What We Say Affects How We See

Here are key “take-aways” from the Robson article:

  1. 70-80% of our mental experience appears verbal, rather than visual or emotional;
  2. We are better able to group objects into categories if we have learned a category name;
  3. Speed of object recognition is significantly increased through this same mechanism;
  4. Having and speaking names for objects also aids in memory, including retention of specific details;
  5. Hearing verbs associated with objects affects the eye’s sensitivity to the described action,
    priming sensitivity to such stimulus; and,
  6. Over generalization within a learned category is a potential downside, possibly reducing some attention to differentiating details.
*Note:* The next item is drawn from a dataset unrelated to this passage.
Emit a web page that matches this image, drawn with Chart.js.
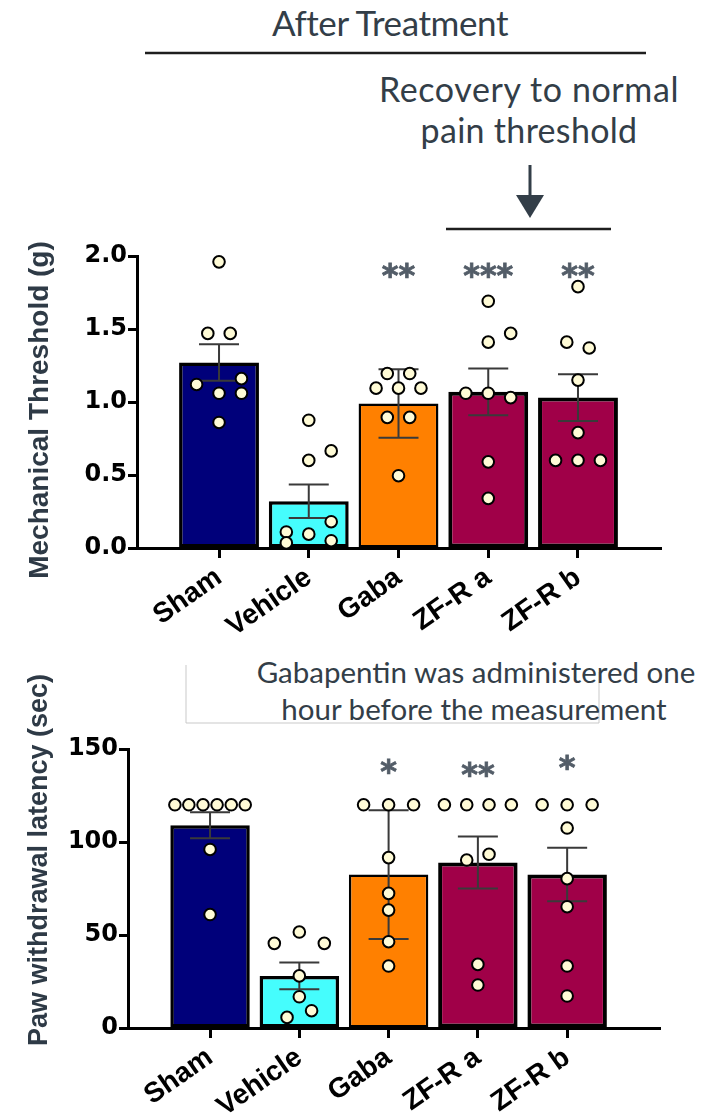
<!DOCTYPE html>
<html lang="en">
<head>
<meta charset="UTF-8" />
<title>Mechanical threshold and paw withdrawal latency</title>
<script src="https://cdn.jsdelivr.net/npm/chart.js"></script>
<style>
  body { margin: 0; background: #fff; }
  #page { position: relative; width: 718px; height: 1117px; overflow: hidden; font-family: Lato, "Open Sans", sans-serif; }
  .note { position: absolute; color: #333e48; text-align: center; white-space: nowrap; }
  canvas { position: absolute; left: 0; }
  svg { position: absolute; left: 0; top: 0; }
</style>
</head>
<body>
<div id="page">
  <svg width="718" height="1117">
    <line x1="145" y1="53" x2="646" y2="53" stroke="#1e1e1e" stroke-width="2.5"/>
    <line x1="530" y1="165" x2="530" y2="200" stroke="#333e48" stroke-width="3"/>
    <polygon points="516,195 544,195 530,218" fill="#333e48"/>
    <line x1="446" y1="229" x2="611" y2="229" stroke="#1e1e1e" stroke-width="2.5"/>
    <polyline points="186,665 186,723 599,723 599,672" fill="none" stroke="#c9c9c9" stroke-width="1"/>
  </svg>

  <div class="note" style="left:190px;width:400px;top:1px;font-size:35px;line-height:42px;letter-spacing:-0.4px">After Treatment</div>
  <div class="note" style="left:329px;width:400px;top:68px;font-size:34px;line-height:42px;letter-spacing:0.6px">Recovery to normal</div>
  <div class="note" style="left:329px;width:400px;top:109px;font-size:34px;line-height:42px;letter-spacing:0.3px">pain threshold</div>
  <div class="note" style="left:226px;width:500px;top:653px;font-size:29.5px;line-height:38px">Gabapentin was administered one</div>
  <div class="note" style="left:224px;width:500px;top:690px;font-size:29.5px;line-height:38px">hour before the measurement</div>

  <canvas id="mech" width="718" height="412" style="top:230px"></canvas>
  <canvas id="paw" width="718" height="457" style="top:660px"></canvas>
</div>

<script>
  const groups = ['Sham', 'Vehicle', 'Gaba', 'ZF-R a', 'ZF-R b'];

  // Mechanical threshold (g): bar = mean, whisker = error
  const mechMean  = [1.27, 0.32, 0.99, 1.07, 1.03];
  const mechErr   = [0.125, 0.115, 0.235, 0.16, 0.16];
  const mechStars = ['', '', '**', '***', '**'];
  const mechTicks = [0, 0.5, 1.0, 1.5, 2.0];

  // individual animals, per group
  const mechSham    = [1.96, 1.47, 1.47, 1.12, 1.16, 1.06, 1.06, 0.86];
  const mechVehicle = [0.875, 0.60, 0.665, 0.11, 0.095, 0.18, 0.035, 0.05];
  const mechGaba    = [1.195, 1.195, 1.095, 1.095, 1.095, 0.895, 0.895, 0.495];
  const mechZfa     = [1.69, 1.47, 1.41, 1.06, 1.06, 1.03, 0.59, 0.34];
  const mechZfb     = [1.79, 1.41, 1.37, 1.15, 0.79, 0.60, 0.60, 0.60];
  // swarm column of each animal (left / right of the bar centre)
  const mechCols = [
    [0, -1, 1, -2, 2, 0, 2, 0],
    [0, 0, 2, -2, 0, 2, -2, 2],
    [-1, 1, -2, 0, 2, -1, 1, 0],
    [0, 2, 0, -2, 0, 2, 0, 0],
    [0, -1, 1, 0, 0, -2, 0, 2]
  ];

  // Paw withdrawal latency (sec)
  const pawMean  = [109, 28, 82.5, 89, 82.5];
  const pawErr   = [7, 7.2, 34.6, 14, 14.4];
  const pawStars = ['', '', '*', '**', '*'];
  const pawTicks = [0, 50, 100, 150];

  const pawSham    = [120, 120, 120, 120, 120, 120, 96, 61];
  const pawVehicle = [45.5, 51.6, 45.5, 28, 16.8, 9.3, 5.7];
  const pawGaba    = [120, 120, 120, 91.6, 72.4, 63.4, 46.4, 33.3];
  const pawZfa     = [120, 120, 120, 120, 90.3, 93.4, 34.2, 23.1];
  const pawZfb     = [120, 120, 120, 107.5, 80.3, 65.2, 33.3, 17.2];
  const pawCols = [
    [-3.15, -1.9, -0.63, 0.63, 1.9, 3.15, 0, 0],
    [-2.24, 0, 2.24, 0, 0, 1.1, -1.1],
    [-2.24, 0, 2.24, 0, 0, 0, 0, 0],
    [-3, -1, 1, 3, -1, 1, 0, 0],
    [-2.24, 0, 2.24, 0, 0, 0, 0, 0]
  ];

  const COL = 0.125;  // one swarm column, in category units
  const barColors = ['#00007a', '#45fdfd', '#ff8000', '#a00048', '#a00048'];
  const barBorders = [3.5, 3.5, 2.5, 4, 4];

  const extras = {
    id: 'extras',
    afterDatasetDraw(chart, args, o) {
      if (args.index !== 0) return;
      const { ctx, scales: { x, y } } = chart;
      ctx.save();
      ctx.strokeStyle = '#3a3a3a';
      ctx.lineWidth = 2;
      o.mean.forEach((m, i) => {
        const cx = x.getPixelForValue(i);
        const top = y.getPixelForValue(m + o.err[i]);
        const bot = y.getPixelForValue(m - o.err[i]);
        ctx.beginPath();
        ctx.moveTo(cx, top); ctx.lineTo(cx, bot);
        ctx.moveTo(cx - 20, top); ctx.lineTo(cx + 20, top);
        ctx.moveTo(cx - 20, bot); ctx.lineTo(cx + 20, bot);
        ctx.stroke();
      });
      ctx.restore();
    },
    afterDraw(chart, args, o) {
      const { ctx, scales: { x, y } } = chart;
      ctx.save();
      // significance stars
      ctx.font = 'bold 32px "DejaVu Sans"';
      ctx.fillStyle = '#535d68';
      ctx.strokeStyle = '#535d68';
      ctx.lineWidth = 0.8;
      ctx.textAlign = 'center';
      ctx.textBaseline = 'alphabetic';
      o.stars.forEach((s, i) => {
        if (!s) return;
        const m = ctx.measureText(s);
        const mid = (m.actualBoundingBoxAscent - m.actualBoundingBoxDescent) / 2;
        const sx = x.getPixelForValue(i), sy = y.getPixelForValue(o.starY[i]) + mid;
        ctx.fillText(s, sx, sy);
        ctx.strokeText(s, sx, sy);
      });
      // y axis title
      ctx.translate(o.titleX, o.titleY);
      ctx.rotate(-Math.PI / 2);
      ctx.font = 'bold ' + o.titleSize + 'px "Liberation Sans", Arial';
      ctx.fillStyle = '#2e3a46';
      ctx.textBaseline = 'middle';
      ctx.fillText(o.title, 0, 0);
      ctx.restore();
    }
  };

  function makeChart(id, c) {
    const swarm = [];
    c.points.forEach((vals, g) => vals.forEach((v, k) => swarm.push({ x: g + c.cols[g][k] * COL, y: v })));
    return new Chart(document.getElementById(id), {
      type: 'bar',
      data: {
        datasets: [{
          type: 'bar',
          data: c.mean.map((m, i) => ({ x: i, y: m })),
          backgroundColor: barColors,
          borderColor: '#000',
          borderWidth: barBorders,
          borderSkipped: false,
          barPercentage: 0.89,
          categoryPercentage: 1,
          order: 2
        }, {
          type: 'scatter',
          data: swarm,
          pointRadius: 5.8,
          pointBorderWidth: 2,
          backgroundColor: '#fffbd6',
          borderColor: '#000',
          clip: false,
          order: 1
        }]
      },
      options: {
        responsive: false,
        animation: false,
        layout: { padding: { top: c.padTop, right: c.padRight, left: 0, bottom: 0 } },
        plugins: {
          legend: { display: false },
          tooltip: { enabled: false },
          extras: { mean: c.mean, err: c.err, stars: c.stars, starY: c.starY,
                    title: c.title, titleX: 40, titleY: c.titleY, titleSize: c.titleSize }
        },
        scales: {
          x: {
            type: 'linear',
            min: c.xMin, max: c.xMax,
            offset: false,
            afterBuildTicks: s => { s.ticks = groups.map((g, i) => ({ value: i })); },
            afterFit: s => { s.height = c.xHeight; },
            ticks: {
              callback: v => groups[v],
              minRotation: 35, maxRotation: 35,
              padding: 3,
              color: '#000',
              font: { family: '"Liberation Sans", Arial', weight: 'bold', size: 28 }
            },
            grid: { display: true, offset: false, drawOnChartArea: false, tickLength: 10, tickWidth: 3, tickColor: '#000' },
            border: { display: true, width: 3, color: '#000' }
          },
          y: {
            min: c.ticks[0], max: c.ticks[c.ticks.length - 1],
            afterBuildTicks: s => { s.ticks = c.ticks.map(v => ({ value: v })); },
            afterFit: s => { s.width = c.yWidth; },
            ticks: {
              callback: c.fmt,
              padding: 1,
              color: '#000',
              font: { family: '"DejaVu Sans"', weight: 'bold', size: 24 }
            },
            grid: { display: true, drawOnChartArea: false, tickLength: 9, tickWidth: 3, tickColor: '#000' },
            border: { display: true, width: 3, color: '#000' }
          }
        }
      },
      plugins: [extras]
    });
  }

  makeChart('mech', {
    mean: mechMean, err: mechErr, stars: mechStars, starY: [1.9, 1.9, 1.9, 1.9, 1.9],
    points: [mechSham, mechVehicle, mechGaba, mechZfa, mechZfb], cols: mechCols,
    ticks: mechTicks, fmt: v => v.toFixed(1),
    title: 'Mechanical Threshold (g)', titleY: 180, titleSize: 28,
    xMin: -0.914, xMax: 4.925, padTop: 26, padRight: 57, xHeight: 94, yWidth: 137
  });

  makeChart('paw', {
    mean: pawMean, err: pawErr, stars: pawStars, starY: [140, 140, 140.5, 139, 142.5],
    points: [pawSham, pawVehicle, pawGaba, pawZfa, pawZfb], cols: pawCols,
    ticks: pawTicks, fmt: v => String(v),
    title: 'Paw withdrawal latency (sec)', titleY: 200, titleSize: 27,
    xMin: -0.919, xMax: 5.04, padTop: 89, padRight: 58, xHeight: 89, yWidth: 128
  });
</script>
</body>
</html>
In summary, having a vocabulary and language to explain and categorize our visual experience is, overall, a significant cognitive advantage.  Essentially we create ourselves in dialog, speaking and language.  We invent and create ourselves as we speak and do — we are what we say.  Thus, using our language out-loud may confer important added benefits.  I also wonder if continuously increasing one’s self-taught “vocabulary” through study and observation doesn’t largely overcome point six, constituting a large part of the oft referenced “10,000 hours to become an expert” rule.

Mapping a Vocabulary for Day Traders

While my swing trades are largely quantitative driven, my day-trade/scalps and hedges are somewhat less so and are certainly much more visually focused, even if driven by a myriad of essentially quantitative indicators.  The practical relationship of the Roberson take-aways to my day-trader performance is therefore clear.  Indeed, this article “opened my own eyes” to the potential benefits of literally talking through my trades out-loud.  Below are some of the roughly categorized vocabulary I envision myself using to describe what I am seeing:

What? Where? How? When?
5-Day MA Channel Slope Projection
VWAP Relative Strength Acceleration Time
Up/Down Volume Averages Efficiency
Tick Pivots Chop
VIX Crosses

In the silence of the Internet, I don’t suppose any of my “chat buddies” will be overly bothered by me talking to myself, although I strongly suspect that my dogs might seriously begin to wonder….  Well, in their case at least, it’s probably a good thing they can’t speak!

(1) New Scientist #2772,  “The Voice of Reason” by David Robson, Sept. 2010.